Sunday, May 27, 2007

Sierra Club Fails Economics Class

That would be the headline if the Sierra Club turned in this analysis of increased CAFE standards for any of my economics classes.

The Sierra Club has a Miles Per Gallon website that calculates the savings from an increase in the CAFE (Corporate Average Fuel Economy) standards for different cars. Here are the increased fuel economy improvements they assume, from their "Under-the-Hood Look" at the numbers...

* 57% for small cars and small wagons
* 61% for compact and full-size pickup trucks
* 75% for midsize cars, midsize wagons, and large cars
* 78% for small SUVs
* 85% for minivans and large vans
* 98% for midsize and large SUVs

Based on information in the ACEEE report, "Technical Options for Improving the Fuel Economy of U.S. Cars and Light Trucks by 2010-2015," and further consultation with authors of the report.

Hey, great! I mean, why wouldn't we want to improve gas mileage for midsize and large SUVs by 98%? Well, what about the COST of doing this? Do they really think the cost of cars will stay the same as we force the automakers to implement this? I don't.

Second, they assume people will drive the same amount before and after the improved fuel efficiency. As the wesbite states, improved fuel efficiency means a "reduced cost of driving." If your fuel efficiency goes up by 98% (your mileage has almost doubled), your fuel costs have been cut in half! With the cost of driving cut in half, who thinks people will still drive the same amount? I don't.

Third, they tell me that over my car's lifetime (average of 12 years) I'll save 12 times as much as I save this year! Woah. That assumes that, 1) I drive the same amount each year, 2) the cost of gasoline stays the same each year, 3) my gas mileage stays the same for all 12 years, and 4) a dollar saved today is worth exactly the same as a dollar saved 12 years from now. If the Sierra Club really believes these things, especially #4, they are loonier than I thought.

I'm not saying that an increase in fuel efficiency standards would be a bad thing. It would be great. But it is just plain wrong and misleading to say that we can costlessly increase fuel efficiency standards by 98% for SUVs and to imply that the total savings for me are 12 times the potential savings this year.

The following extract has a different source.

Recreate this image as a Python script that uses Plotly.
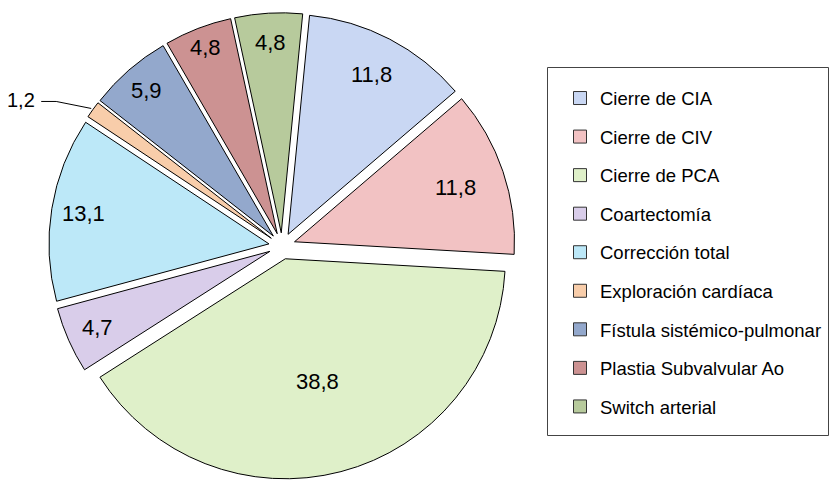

The Sierra Club is trying to gain support for a fundamentally flawed policy (I would much prefer a carbon tax or a simple and substantial increase in the price of gasoline). And they are doing so in a misleading way. That makes me mad. If the Sierra Club were to turn this in for my environmental economics course I'd give them an A for effort, but they'd still fail.

The Bottom Line in all of this? If you want someone to do less of something (like emit greenhouse gasses into the atmosphere), make it expensive for them to do it! Do not make is cheaper and easier to pollute, by reducing the cost of driving. When are people going to suck it up and realize we simply cannot afford to continue our policy of cheap gasoline?

Thanks to Environmental Economics for first pointing out the Sierra Club website.